▸ **Exercise requirements**: Leave out the pictures; transcribe all else exactly.

▸ **Source excerpt**:
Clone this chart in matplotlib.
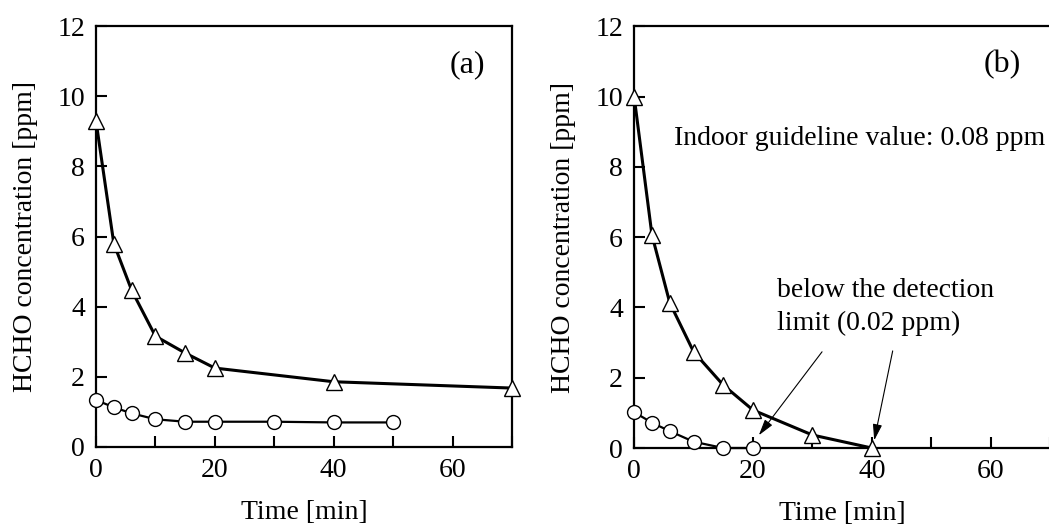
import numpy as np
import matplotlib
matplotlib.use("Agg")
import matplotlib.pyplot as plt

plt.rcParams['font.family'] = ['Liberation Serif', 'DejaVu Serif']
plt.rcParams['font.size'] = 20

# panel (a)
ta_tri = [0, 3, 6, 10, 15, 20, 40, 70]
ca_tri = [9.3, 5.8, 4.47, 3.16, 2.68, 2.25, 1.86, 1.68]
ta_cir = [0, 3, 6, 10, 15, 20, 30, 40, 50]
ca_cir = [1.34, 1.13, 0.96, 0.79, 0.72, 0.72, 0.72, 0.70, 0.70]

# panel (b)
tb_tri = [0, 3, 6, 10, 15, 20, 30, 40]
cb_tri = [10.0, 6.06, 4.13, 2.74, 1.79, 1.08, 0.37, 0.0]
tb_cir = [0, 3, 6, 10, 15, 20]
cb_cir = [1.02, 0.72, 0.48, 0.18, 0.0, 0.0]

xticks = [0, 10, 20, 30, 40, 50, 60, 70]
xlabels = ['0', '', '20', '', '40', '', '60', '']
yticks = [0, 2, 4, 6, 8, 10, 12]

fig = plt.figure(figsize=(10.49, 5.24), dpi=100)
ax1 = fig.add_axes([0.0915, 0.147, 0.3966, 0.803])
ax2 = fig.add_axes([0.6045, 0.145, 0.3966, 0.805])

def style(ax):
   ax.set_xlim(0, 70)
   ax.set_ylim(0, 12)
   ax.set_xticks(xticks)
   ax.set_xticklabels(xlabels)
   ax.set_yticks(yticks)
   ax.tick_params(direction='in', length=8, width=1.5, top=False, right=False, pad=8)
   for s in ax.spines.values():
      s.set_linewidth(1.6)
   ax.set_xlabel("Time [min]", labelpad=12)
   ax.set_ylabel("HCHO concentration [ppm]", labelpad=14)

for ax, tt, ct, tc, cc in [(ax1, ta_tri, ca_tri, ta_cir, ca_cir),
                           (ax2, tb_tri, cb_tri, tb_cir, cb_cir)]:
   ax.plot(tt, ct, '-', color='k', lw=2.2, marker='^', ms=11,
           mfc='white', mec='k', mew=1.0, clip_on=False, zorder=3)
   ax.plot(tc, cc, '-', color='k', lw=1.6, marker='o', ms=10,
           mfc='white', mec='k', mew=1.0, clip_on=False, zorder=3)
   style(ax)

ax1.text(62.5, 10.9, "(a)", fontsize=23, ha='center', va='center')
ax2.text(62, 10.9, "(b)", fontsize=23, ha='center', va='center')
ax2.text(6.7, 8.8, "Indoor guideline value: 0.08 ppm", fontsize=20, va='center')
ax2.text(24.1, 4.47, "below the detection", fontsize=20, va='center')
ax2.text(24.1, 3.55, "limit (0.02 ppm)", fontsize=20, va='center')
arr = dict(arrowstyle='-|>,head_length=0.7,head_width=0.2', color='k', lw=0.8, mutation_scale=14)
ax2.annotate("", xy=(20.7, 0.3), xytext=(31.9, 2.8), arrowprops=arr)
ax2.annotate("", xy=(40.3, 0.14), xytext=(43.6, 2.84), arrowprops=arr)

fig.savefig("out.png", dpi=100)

▸ **Solution to this exercise**:
Clone this chart in matplotlib.
import numpy as np
import matplotlib
matplotlib.use("Agg")
import matplotlib.pyplot as plt

plt.rcParams['font.family'] = ['Liberation Serif', 'DejaVu Serif']
plt.rcParams['font.size'] = 20

# panel (a)
ta_tri = [0, 3, 6, 10, 15, 20, 40, 70]
ca_tri = [9.3, 5.8, 4.47, 3.16, 2.68, 2.25, 1.86, 1.68]
ta_cir = [0, 3, 6, 10, 15, 20, 30, 40, 50]
ca_cir = [1.34, 1.13, 0.96, 0.79, 0.72, 0.72, 0.72, 0.70, 0.70]

# panel (b)
tb_tri = [0, 3, 6, 10, 15, 20, 30, 40]
cb_tri = [10.0, 6.06, 4.13, 2.74, 1.79, 1.08, 0.37, 0.0]
tb_cir = [0, 3, 6, 10, 15, 20]
cb_cir = [1.02, 0.72, 0.48, 0.18, 0.0, 0.0]

xticks = [0, 10, 20, 30, 40, 50, 60, 70]
xlabels = ['0', '', '20', '', '40', '', '60', '']
yticks = [0, 2, 4, 6, 8, 10, 12]

fig = plt.figure(figsize=(10.49, 5.24), dpi=100)
ax1 = fig.add_axes([0.0915, 0.147, 0.3966, 0.803])
ax2 = fig.add_axes([0.6045, 0.145, 0.3966, 0.805])

def style(ax):
   ax.set_xlim(0, 70)
   ax.set_ylim(0, 12)
   ax.set_xticks(xticks)
   ax.set_xticklabels(xlabels)
   ax.set_yticks(yticks)
   ax.tick_params(direction='in', length=8, width=1.5, top=False, right=False, pad=8)
   for s in ax.spines.values():
      s.set_linewidth(1.6)
   ax.set_xlabel("Time [min]", labelpad=12)
   ax.set_ylabel("HCHO concentration [ppm]", labelpad=14)

for ax, tt, ct, tc, cc in [(ax1, ta_tri, ca_tri, ta_cir, ca_cir),
                           (ax2, tb_tri, cb_tri, tb_cir, cb_cir)]:
   ax.plot(tt, ct, '-', color='k', lw=2.2, marker='^', ms=11,
           mfc='white', mec='k', mew=1.0, clip_on=False, zorder=3)
   ax.plot(tc, cc, '-', color='k', lw=1.6, marker='o', ms=10,
           mfc='white', mec='k', mew=1.0, clip_on=False, zorder=3)
   style(ax)

ax1.text(62.5, 10.9, "(a)", fontsize=23, ha='center', va='center')
ax2.text(62, 10.9, "(b)", fontsize=23, ha='center', va='center')
ax2.text(6.7, 8.8, "Indoor guideline value: 0.08 ppm", fontsize=20, va='center')
ax2.text(24.1, 4.47, "below the detection", fontsize=20, va='center')
ax2.text(24.1, 3.55, "limit (0.02 ppm)", fontsize=20, va='center')
arr = dict(arrowstyle='-|>,head_length=0.7,head_width=0.2', color='k', lw=0.8, mutation_scale=14)
ax2.annotate("", xy=(20.7, 0.3), xytext=(31.9, 2.8), arrowprops=arr)
ax2.annotate("", xy=(40.3, 0.14), xytext=(43.6, 2.84), arrowprops=arr)

fig.savefig("out.png", dpi=100)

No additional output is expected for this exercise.